To be done >> Return the listing below exactly, with the pictures dropped.

Dataset extract >>
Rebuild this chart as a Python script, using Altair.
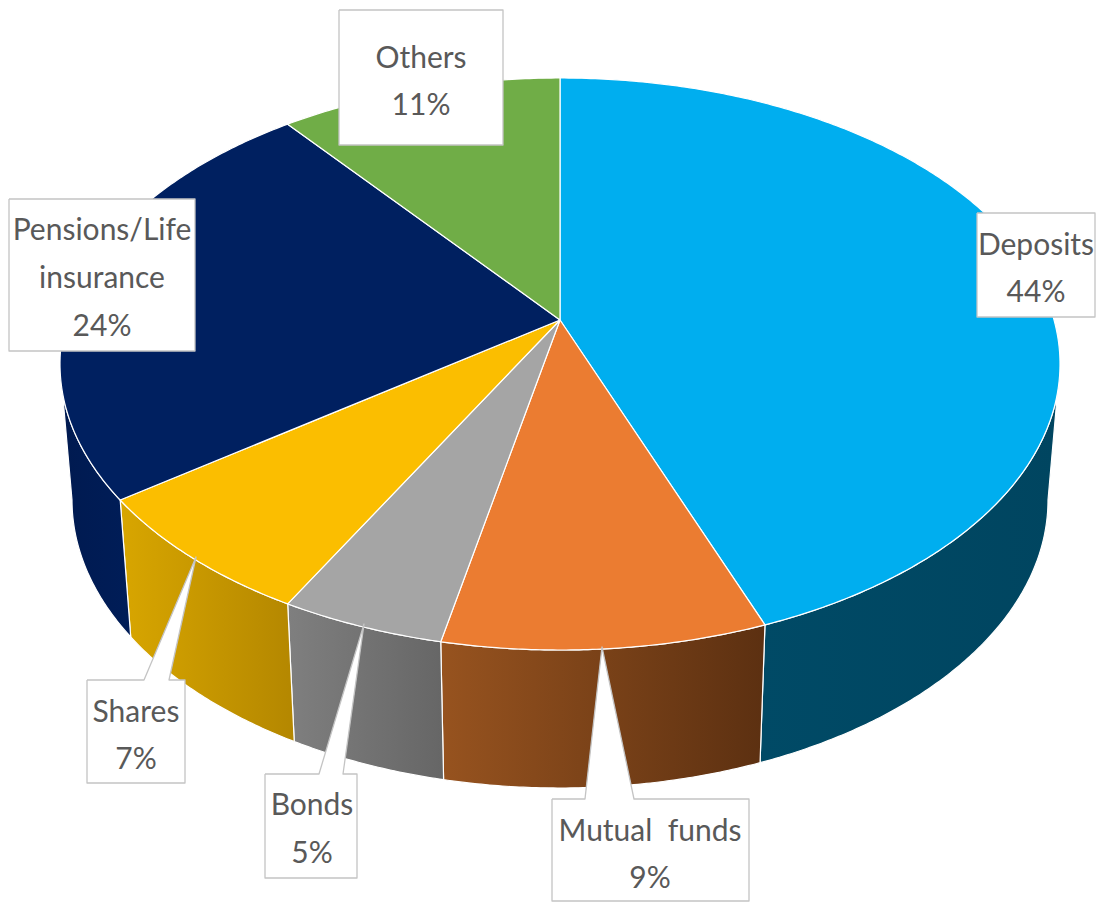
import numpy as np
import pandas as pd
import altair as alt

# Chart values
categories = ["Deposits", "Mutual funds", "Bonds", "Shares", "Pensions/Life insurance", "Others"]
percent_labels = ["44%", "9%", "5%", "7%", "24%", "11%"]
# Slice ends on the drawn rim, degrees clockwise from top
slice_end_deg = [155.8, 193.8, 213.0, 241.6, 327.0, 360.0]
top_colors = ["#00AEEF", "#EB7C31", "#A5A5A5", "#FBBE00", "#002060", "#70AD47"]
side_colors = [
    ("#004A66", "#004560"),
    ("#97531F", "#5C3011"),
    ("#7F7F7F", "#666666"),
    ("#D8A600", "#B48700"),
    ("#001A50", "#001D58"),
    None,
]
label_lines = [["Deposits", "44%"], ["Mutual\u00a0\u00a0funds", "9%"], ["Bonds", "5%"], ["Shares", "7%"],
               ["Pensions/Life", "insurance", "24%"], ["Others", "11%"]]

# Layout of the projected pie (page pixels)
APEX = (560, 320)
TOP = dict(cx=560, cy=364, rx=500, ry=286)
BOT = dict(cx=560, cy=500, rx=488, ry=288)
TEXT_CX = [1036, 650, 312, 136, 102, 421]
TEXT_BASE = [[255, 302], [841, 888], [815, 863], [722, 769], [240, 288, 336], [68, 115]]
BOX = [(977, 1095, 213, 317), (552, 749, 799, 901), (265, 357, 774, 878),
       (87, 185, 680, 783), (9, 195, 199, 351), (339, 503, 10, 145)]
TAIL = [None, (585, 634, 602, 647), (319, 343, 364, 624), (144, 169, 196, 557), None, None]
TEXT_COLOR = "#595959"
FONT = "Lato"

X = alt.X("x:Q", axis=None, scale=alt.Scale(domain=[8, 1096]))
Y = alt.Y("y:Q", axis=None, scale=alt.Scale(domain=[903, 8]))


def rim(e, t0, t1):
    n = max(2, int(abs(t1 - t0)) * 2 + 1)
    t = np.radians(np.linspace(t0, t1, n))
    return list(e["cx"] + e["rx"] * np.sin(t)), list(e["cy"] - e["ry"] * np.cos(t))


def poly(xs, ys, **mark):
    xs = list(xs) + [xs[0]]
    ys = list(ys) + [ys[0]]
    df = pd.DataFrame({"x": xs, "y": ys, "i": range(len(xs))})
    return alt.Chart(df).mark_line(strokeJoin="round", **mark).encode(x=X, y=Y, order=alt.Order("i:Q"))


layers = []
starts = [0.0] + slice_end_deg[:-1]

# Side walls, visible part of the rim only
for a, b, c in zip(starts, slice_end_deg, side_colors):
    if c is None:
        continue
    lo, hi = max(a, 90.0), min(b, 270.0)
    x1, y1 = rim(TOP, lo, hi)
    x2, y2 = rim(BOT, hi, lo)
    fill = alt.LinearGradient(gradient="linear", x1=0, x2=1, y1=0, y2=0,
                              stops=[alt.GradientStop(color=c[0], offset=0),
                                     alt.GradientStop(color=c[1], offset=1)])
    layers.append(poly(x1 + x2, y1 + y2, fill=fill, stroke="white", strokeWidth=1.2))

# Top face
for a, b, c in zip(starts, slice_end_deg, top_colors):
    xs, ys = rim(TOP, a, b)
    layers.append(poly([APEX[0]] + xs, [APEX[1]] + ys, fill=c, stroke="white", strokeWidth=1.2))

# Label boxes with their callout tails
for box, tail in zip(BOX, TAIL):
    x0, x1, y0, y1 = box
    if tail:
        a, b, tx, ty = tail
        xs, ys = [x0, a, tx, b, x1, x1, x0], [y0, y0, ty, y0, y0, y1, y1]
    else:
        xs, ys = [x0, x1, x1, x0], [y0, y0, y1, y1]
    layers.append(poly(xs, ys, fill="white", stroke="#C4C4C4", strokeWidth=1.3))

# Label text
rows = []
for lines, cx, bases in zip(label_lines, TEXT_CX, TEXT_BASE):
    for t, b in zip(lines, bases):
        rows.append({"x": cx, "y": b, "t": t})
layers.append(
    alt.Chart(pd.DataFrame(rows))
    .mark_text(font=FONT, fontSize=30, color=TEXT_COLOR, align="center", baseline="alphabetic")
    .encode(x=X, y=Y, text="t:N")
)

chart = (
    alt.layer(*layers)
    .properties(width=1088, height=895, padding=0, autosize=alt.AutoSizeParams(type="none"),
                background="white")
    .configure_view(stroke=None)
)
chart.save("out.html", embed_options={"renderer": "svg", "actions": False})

Final result >>
Rebuild this chart as a Python script, using Altair.
import numpy as np
import pandas as pd
import altair as alt

# Chart values
categories = ["Deposits", "Mutual funds", "Bonds", "Shares", "Pensions/Life insurance", "Others"]
percent_labels = ["44%", "9%", "5%", "7%", "24%", "11%"]
# Slice ends on the drawn rim, degrees clockwise from top
slice_end_deg = [155.8, 193.8, 213.0, 241.6, 327.0, 360.0]
top_colors = ["#00AEEF", "#EB7C31", "#A5A5A5", "#FBBE00", "#002060", "#70AD47"]
side_colors = [
    ("#004A66", "#004560"),
    ("#97531F", "#5C3011"),
    ("#7F7F7F", "#666666"),
    ("#D8A600", "#B48700"),
    ("#001A50", "#001D58"),
    None,
]
label_lines = [["Deposits", "44%"], ["Mutual\u00a0\u00a0funds", "9%"], ["Bonds", "5%"], ["Shares", "7%"],
               ["Pensions/Life", "insurance", "24%"], ["Others", "11%"]]

# Layout of the projected pie (page pixels)
APEX = (560, 320)
TOP = dict(cx=560, cy=364, rx=500, ry=286)
BOT = dict(cx=560, cy=500, rx=488, ry=288)
TEXT_CX = [1036, 650, 312, 136, 102, 421]
TEXT_BASE = [[255, 302], [841, 888], [815, 863], [722, 769], [240, 288, 336], [68, 115]]
BOX = [(977, 1095, 213, 317), (552, 749, 799, 901), (265, 357, 774, 878),
       (87, 185, 680, 783), (9, 195, 199, 351), (339, 503, 10, 145)]
TAIL = [None, (585, 634, 602, 647), (319, 343, 364, 624), (144, 169, 196, 557), None, None]
TEXT_COLOR = "#595959"
FONT = "Lato"

X = alt.X("x:Q", axis=None, scale=alt.Scale(domain=[8, 1096]))
Y = alt.Y("y:Q", axis=None, scale=alt.Scale(domain=[903, 8]))


def rim(e, t0, t1):
    n = max(2, int(abs(t1 - t0)) * 2 + 1)
    t = np.radians(np.linspace(t0, t1, n))
    return list(e["cx"] + e["rx"] * np.sin(t)), list(e["cy"] - e["ry"] * np.cos(t))


def poly(xs, ys, **mark):
    xs = list(xs) + [xs[0]]
    ys = list(ys) + [ys[0]]
    df = pd.DataFrame({"x": xs, "y": ys, "i": range(len(xs))})
    return alt.Chart(df).mark_line(strokeJoin="round", **mark).encode(x=X, y=Y, order=alt.Order("i:Q"))


layers = []
starts = [0.0] + slice_end_deg[:-1]

# Side walls, visible part of the rim only
for a, b, c in zip(starts, slice_end_deg, side_colors):
    if c is None:
        continue
    lo, hi = max(a, 90.0), min(b, 270.0)
    x1, y1 = rim(TOP, lo, hi)
    x2, y2 = rim(BOT, hi, lo)
    fill = alt.LinearGradient(gradient="linear", x1=0, x2=1, y1=0, y2=0,
                              stops=[alt.GradientStop(color=c[0], offset=0),
                                     alt.GradientStop(color=c[1], offset=1)])
    layers.append(poly(x1 + x2, y1 + y2, fill=fill, stroke="white", strokeWidth=1.2))

# Top face
for a, b, c in zip(starts, slice_end_deg, top_colors):
    xs, ys = rim(TOP, a, b)
    layers.append(poly([APEX[0]] + xs, [APEX[1]] + ys, fill=c, stroke="white", strokeWidth=1.2))

# Label boxes with their callout tails
for box, tail in zip(BOX, TAIL):
    x0, x1, y0, y1 = box
    if tail:
        a, b, tx, ty = tail
        xs, ys = [x0, a, tx, b, x1, x1, x0], [y0, y0, ty, y0, y0, y1, y1]
    else:
        xs, ys = [x0, x1, x1, x0], [y0, y0, y1, y1]
    layers.append(poly(xs, ys, fill="white", stroke="#C4C4C4", strokeWidth=1.3))

# Label text
rows = []
for lines, cx, bases in zip(label_lines, TEXT_CX, TEXT_BASE):
    for t, b in zip(lines, bases):
        rows.append({"x": cx, "y": b, "t": t})
layers.append(
    alt.Chart(pd.DataFrame(rows))
    .mark_text(font=FONT, fontSize=30, color=TEXT_COLOR, align="center", baseline="alphabetic")
    .encode(x=X, y=Y, text="t:N")
)

chart = (
    alt.layer(*layers)
    .properties(width=1088, height=895, padding=0, autosize=alt.AutoSizeParams(type="none"),
                background="white")
    .configure_view(stroke=None)
)
chart.save("out.html", embed_options={"renderer": "svg", "actions": False})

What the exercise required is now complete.